Native American Activist Stormy Ogden Speaks on Prisons
by Katrin Welch

Thirty people sat solemnly Wednesday night as speaker Stormy Ogden framed the story of Native Americans in American prisons, a story that involves decades, several varieties of iron bars and great suffering.
As part of the second annual Indigenous Women’s Lecture Series, Ogden spoke to the people assembled in Craig Lecture Hall about the imprisonment or “prisonification” of Native American women by the American government. She painted a dramatic picture, even when she was simply listing statiscal information:
Between 1986 and 1991 there was a 430 percent increase in female incarceration.
Two thirds of the women in prison today are from a racial minority group. Forty percent of the women in prison report being abused in some way prior to their arrest. One in three women in prison were arrested on drug charges. Women imprisoned for violent crime were twice as likely as men to have targeted someone close to them.
Ogden colored these numbers by explaining that most of the women in prison are there for drug abuse, poverty crimes such as food stamp fraud or violence against their abuser. This is especially devastating to Native American communites since a majority of Native Americans live in poverty and a large proportion suffer from drug abuse.
For a community already struggling to stay solid, the imprisonment of so many Native Americans is particularly threatening, Ogden said, pointing out that prison is punitive and runs on a structure of social control, rather than rehabilitation. Consequently, Native Americans return from prison angry and bitter, further challenging the health of the tribe. It is for this reason that Ogden has taken up the cause of rehabilitation of Native women after their prison sentences.

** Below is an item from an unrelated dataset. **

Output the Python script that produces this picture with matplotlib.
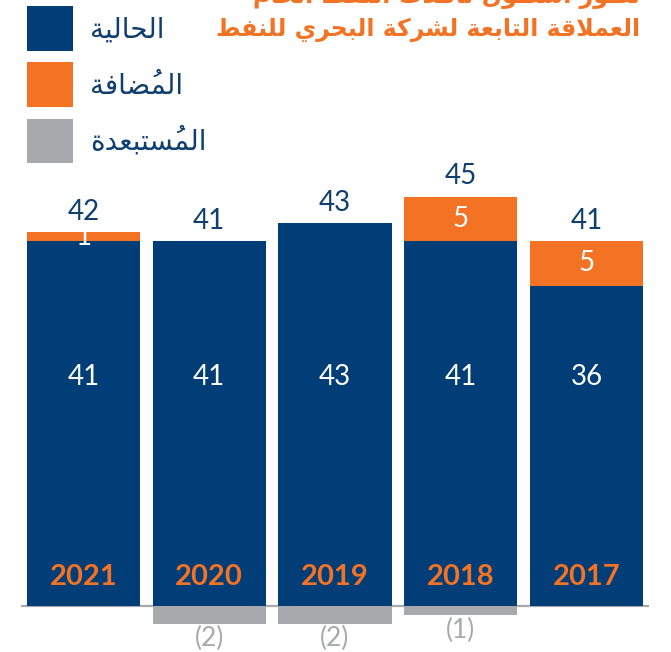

Ogden has a particularly poignant reason to be concerned about Native women in prison: she was one. After spending five years in the California Rehabilitation Center, she was sent to a state prison where, clean and sober, she formed a community with the other indigenous women, creating the first American Indian group in any prison. She followed this by building the first sweat lodge in any prison.
After being released, Ogden became an activist for Native Women’s rights in prison, and for the rights of her people in general. She wrote The American Indian in the White Man’s Prisons: A Story of Genocide and is currently fighting the New Age consumerizaton of sweat lodge ceremonies. “I have fun with that,” she said. “I like going toe to toe with those people.” Ogden also helped found White Bison, a house for sobriety and “well-breity” for Native Americans. Additionally, she works to change the names of all places that use the name “Squaw” in California, particularly the Squaw Valley ski area in Lake Tahoe. She offered her support to those people in this area who are fighting to change the name of the Cleveland Indians. “I know it’s frustrating,” she says, “but keep trying!”